We were woken in the night by an idiot in the room next door who was speaking to his mother on the phone in English, although we realised from his conversation that he is Asian and lives in Malaysia. Despite being annoyed about being woken up, we laughed when he was saying to his mum on the phone "I may stay longer as I feel so full of joy. I just feel so fulfilled". He was also telling his mum about how happy he was as he had been listening to Christmas songs all day. He was clattering around and playing loud games on his phone too, until I banged on the wall and told him to shut up! I felt like a spy when I went to reception in the morning and discovered in the check-in book that his name is Jeremy. I asked if he was staying longer and the guy said he wasn't sure. Anyway, later in the day we were sat in the common area, when we heard a car pulling up with loud Christmas songs blaring out the windows - Emily and I looked at each other and couldn't believe it! In walks Jeremy, who had thankfully not enjoyed me telling him to keep the noise down in the middle of the night and had moved rooms, far away from us. We heard him pull up again the next day, again with Christmas songs loudly jingling from his car. All very strange and amusing!

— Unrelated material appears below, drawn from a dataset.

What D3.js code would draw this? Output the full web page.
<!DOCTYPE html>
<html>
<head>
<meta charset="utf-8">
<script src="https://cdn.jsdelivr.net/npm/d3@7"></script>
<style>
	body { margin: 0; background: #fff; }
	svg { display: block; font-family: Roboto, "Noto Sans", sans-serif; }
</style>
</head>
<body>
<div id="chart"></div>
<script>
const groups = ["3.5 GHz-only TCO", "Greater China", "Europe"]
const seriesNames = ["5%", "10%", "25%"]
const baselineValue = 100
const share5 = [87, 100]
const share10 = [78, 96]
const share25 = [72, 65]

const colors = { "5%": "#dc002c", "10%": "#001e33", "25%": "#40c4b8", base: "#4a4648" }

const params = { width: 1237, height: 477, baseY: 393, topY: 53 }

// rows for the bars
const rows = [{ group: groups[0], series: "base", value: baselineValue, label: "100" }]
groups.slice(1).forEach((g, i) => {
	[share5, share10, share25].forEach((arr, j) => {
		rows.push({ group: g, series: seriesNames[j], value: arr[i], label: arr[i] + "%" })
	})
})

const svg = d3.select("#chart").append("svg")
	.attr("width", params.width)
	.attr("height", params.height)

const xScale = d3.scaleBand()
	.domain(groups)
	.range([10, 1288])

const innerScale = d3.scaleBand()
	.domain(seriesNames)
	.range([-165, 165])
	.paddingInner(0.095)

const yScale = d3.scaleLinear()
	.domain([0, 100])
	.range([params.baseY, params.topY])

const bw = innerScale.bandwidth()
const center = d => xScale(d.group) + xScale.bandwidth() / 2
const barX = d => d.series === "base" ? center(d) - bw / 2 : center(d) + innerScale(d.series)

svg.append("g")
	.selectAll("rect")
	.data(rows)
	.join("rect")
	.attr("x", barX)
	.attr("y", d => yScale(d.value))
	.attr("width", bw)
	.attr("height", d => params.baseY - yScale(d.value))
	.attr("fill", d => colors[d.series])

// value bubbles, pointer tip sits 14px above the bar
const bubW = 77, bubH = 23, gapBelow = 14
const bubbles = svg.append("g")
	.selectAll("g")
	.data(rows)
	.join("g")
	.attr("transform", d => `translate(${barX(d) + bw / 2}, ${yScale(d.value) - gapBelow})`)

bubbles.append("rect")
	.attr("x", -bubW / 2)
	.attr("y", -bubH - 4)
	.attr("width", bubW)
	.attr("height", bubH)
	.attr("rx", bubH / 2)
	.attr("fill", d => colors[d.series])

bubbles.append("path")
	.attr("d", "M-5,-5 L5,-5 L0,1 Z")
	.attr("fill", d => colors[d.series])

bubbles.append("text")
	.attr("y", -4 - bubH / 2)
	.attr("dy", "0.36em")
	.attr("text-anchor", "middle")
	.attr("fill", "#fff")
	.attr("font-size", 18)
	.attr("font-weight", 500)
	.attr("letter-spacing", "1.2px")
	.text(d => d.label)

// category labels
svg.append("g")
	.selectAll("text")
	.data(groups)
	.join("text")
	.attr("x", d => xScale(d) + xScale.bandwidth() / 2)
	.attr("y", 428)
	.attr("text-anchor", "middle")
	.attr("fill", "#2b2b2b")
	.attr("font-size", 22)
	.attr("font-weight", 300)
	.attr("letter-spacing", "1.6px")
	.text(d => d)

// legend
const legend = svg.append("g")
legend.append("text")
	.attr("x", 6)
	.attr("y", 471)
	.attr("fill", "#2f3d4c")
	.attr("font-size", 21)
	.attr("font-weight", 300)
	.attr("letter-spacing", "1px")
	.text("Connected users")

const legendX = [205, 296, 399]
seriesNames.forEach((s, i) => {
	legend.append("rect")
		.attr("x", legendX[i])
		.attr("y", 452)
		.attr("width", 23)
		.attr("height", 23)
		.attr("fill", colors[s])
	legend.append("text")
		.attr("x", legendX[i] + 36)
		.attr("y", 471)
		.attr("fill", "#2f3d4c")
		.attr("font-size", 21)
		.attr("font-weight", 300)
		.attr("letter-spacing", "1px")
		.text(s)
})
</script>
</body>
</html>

After a bad nights sleep [thanks Jeremy], we woke early for a tour we had booked the night before, which cost 40 MYR each [approx 8 GBP]. After picking up other tourists in a minivan, we first stopped at the Boho Tea Plantations to take in the impressive view and take photos. We'd seen lots of photos of tea plantations but they look so much more incredible when it's right in front of you.

After a short drive, we stopped at the peak of Mt Brinchang, which conveniently has an access road as there are telecoms towers at the top. We climbed this rather rickety looking watchtower to enjoy the view from the top, which you can see in the photo below. 

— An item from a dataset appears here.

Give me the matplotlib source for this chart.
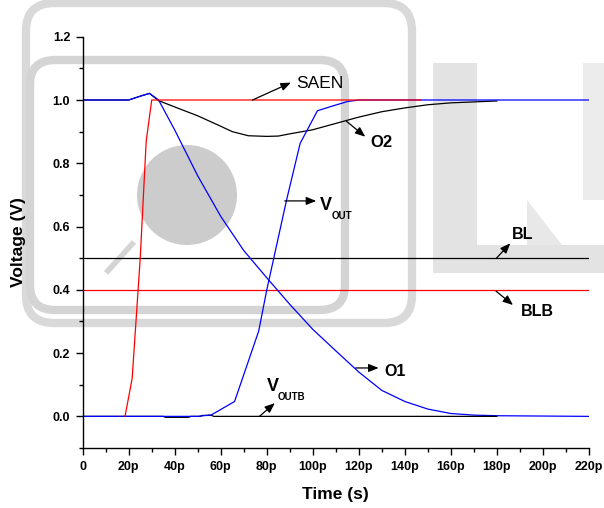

After another short drive we were then shown around the 'Mossy Forest' by our tour guide Ravi, who was very knowledgeable and spoke great English. The Mossy Forest has a lovely wooden walkway through it, which makes it an easy and pleasant way to enjoy the plants, wildlife and views that the area has to offer. Despite being so high up, the coldest recorded temperature at 2000 metres above sea level on this mountain is three degrees celsius, due to the relatively short distance from the equator.  

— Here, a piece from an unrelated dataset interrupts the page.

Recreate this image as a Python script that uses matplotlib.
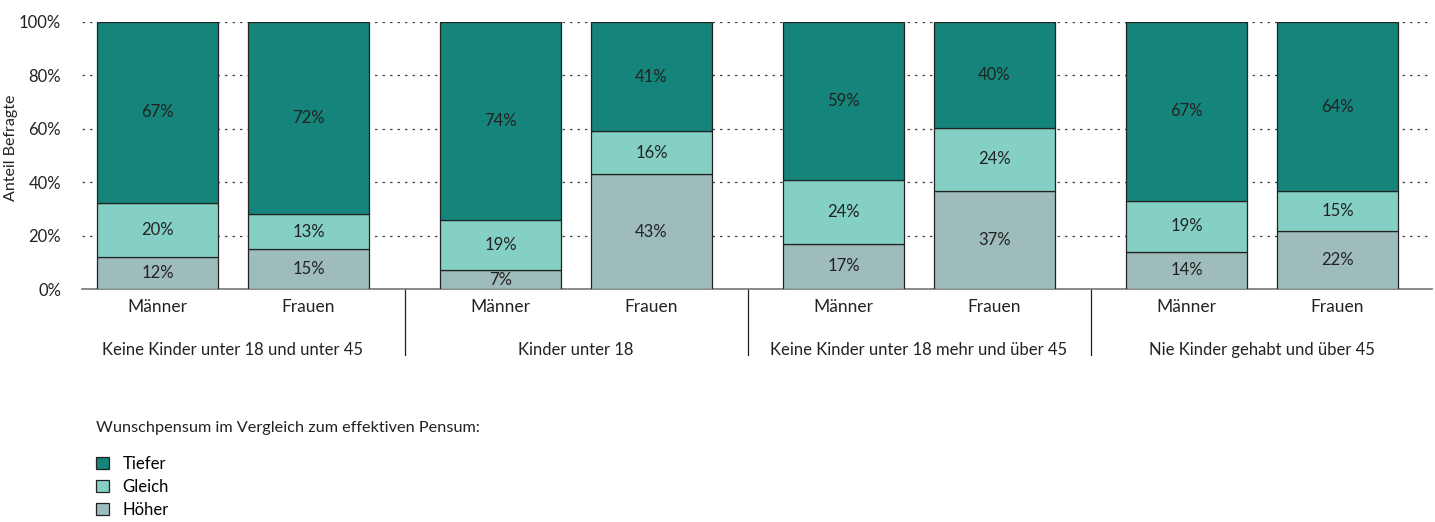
import numpy as np
import matplotlib.pyplot as plt
from matplotlib.lines import Line2D

plt.rcParams['font.family'] = ['Lato', 'DejaVu Sans']

groups = ['Keine Kinder unter 18 und unter 45', 'Kinder unter 18',
          'Keine Kinder unter 18 mehr und über 45', 'Nie Kinder gehabt und über 45']
sexes = ['Männer', 'Frauen']
labels = ['Tiefer', 'Gleich', 'Höher']
colors = ['#15847a', '#84d0c5', '#9ebcbb']

# order: Männer, Frauen per group
hoeher = [12, 15, 7, 43, 17, 37, 14, 22]
gleich = [20, 13, 19, 16, 24, 24, 19, 15]
tiefer = [67, 72, 74, 41, 59, 40, 67, 64]

fs = 12
fig = plt.figure(figsize=(14.35, 5.22), dpi=100)
ax = fig.add_axes([82 / 1435, 1 - 289 / 522, (1432 - 82) / 1435, 267 / 522])

group_gap = 343 / 151
bar_w = 121 / 151
x = np.array([g * group_gap + s for g in range(len(groups)) for s in range(2)])

h = np.array(hoeher, float)
gl = np.array(gleich, float)
t = np.array(tiefer, float)
tot = h + gl + t
h_n, g_n, t_n = h / tot * 100, gl / tot * 100, t / tot * 100

ax.set_axisbelow(True)
ax.yaxis.grid(True, linestyle=(0, (2, 4)), color='#444444', linewidth=0.9)

bars = []
bottom = np.zeros(len(x))
for vals, raw, col, lab in [(h_n, hoeher, colors[2], labels[2]),
                            (g_n, gleich, colors[1], labels[1]),
                            (t_n, tiefer, colors[0], labels[0])]:
    b = ax.bar(x, vals, bar_w, bottom=bottom, color=col, edgecolor='#222222',
               linewidth=0.9, label=lab, zorder=3)
    bars.append(b)
    for xi, bi, vi, ri in zip(x, bottom, vals, raw):
        ax.text(xi, bi + vi / 2, f'{ri}%', ha='center', va='center',
                fontsize=fs, color='#222222', zorder=4)
    bottom = bottom + vals

ax.set_xlim(-75.5 / 151, (1432 - 157.5) / 151)
ax.set_ylim(0, 100)
ax.set_yticks(np.arange(0, 101, 20))
ax.set_yticklabels([f'{v}%' for v in range(0, 101, 20)], fontsize=fs, color='#222222')
ax.tick_params(axis='y', length=0, pad=15)
ax.set_xticks(x)
ax.set_xticklabels(sexes * len(groups), fontsize=fs + 0.5, color='#222222')
ax.tick_params(axis='x', length=0, pad=7)
for s in ['top', 'right', 'left']:
    ax.spines[s].set_visible(False)
ax.spines['bottom'].set_color('#777777')
ax.spines['bottom'].set_linewidth(1.2)
ax.set_ylabel('Anteil Befragte', fontsize=fs - 0.5, color='#222222')
ax.yaxis.set_label_coords(-64 / 1350, 0.53)

# group labels and separators
trans = ax.get_xaxis_transform()
for g, name in enumerate(groups):
    cx = g * group_gap + 0.5
    ax.text(cx, -61 / 267, name, transform=trans, ha='center', va='center',
            fontsize=fs, color='#222222')
    if g > 0:
        sx = (g - 1) * group_gap + 1 + (group_gap - 1) / 2
        ax.add_line(Line2D([sx, sx], [0, -66 / 267], transform=trans,
                           color='#222222', linewidth=0.9, clip_on=False))

fig.text(96 / 1435, 1 - 428 / 522, 'Wunschpensum im Vergleich zum effektiven Pensum:',
         fontsize=fs - 0.3, color='#222222', va='center')
fig.legend(handles=bars[::-1], labels=labels, loc='upper left',
           bbox_to_anchor=(96 / 1435, 1 - 456 / 522), frameon=False,
           handlelength=0.78, handleheight=0.78, labelspacing=0.42,
           handletextpad=0.8, fontsize=fs, borderaxespad=0, borderpad=0)

fig.savefig('out.png', dpi=100)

We were then shown around the Boh Tea factory, which was pretty cool as each process is explained and you can see the workers doing it through screens. We then had some lovely tea and scones at the cafe, which overlooked the plantation and the workers village, which you can see below.




After driving back down the mountain, we stopped at a strawberry farm, where we picked our own delicious strawberries, as demonstrated by Emily below!



Last stop of the day was a Butterfly Farm. There were also snakes, chickens, rabbits and many insects at this farm, but sadly not all of the animals seemed particularly well looked after, which was a shame as the place itself was pretty nice.


We didn't stick around for long in the Cameron Highlands, as visiting the tea plantations is the main highlight and there isn't a whole lot else to see. The day after our tour we got a four-hour minivan to George Town, on the island of Penang. There is a large bridge that links the island with the mainland, and as we paid a little more than a standard bus, the journey was quick and took us right to the road where we wanted to find a guest house. I'll write about Penang in the next few days. Thanks for reading!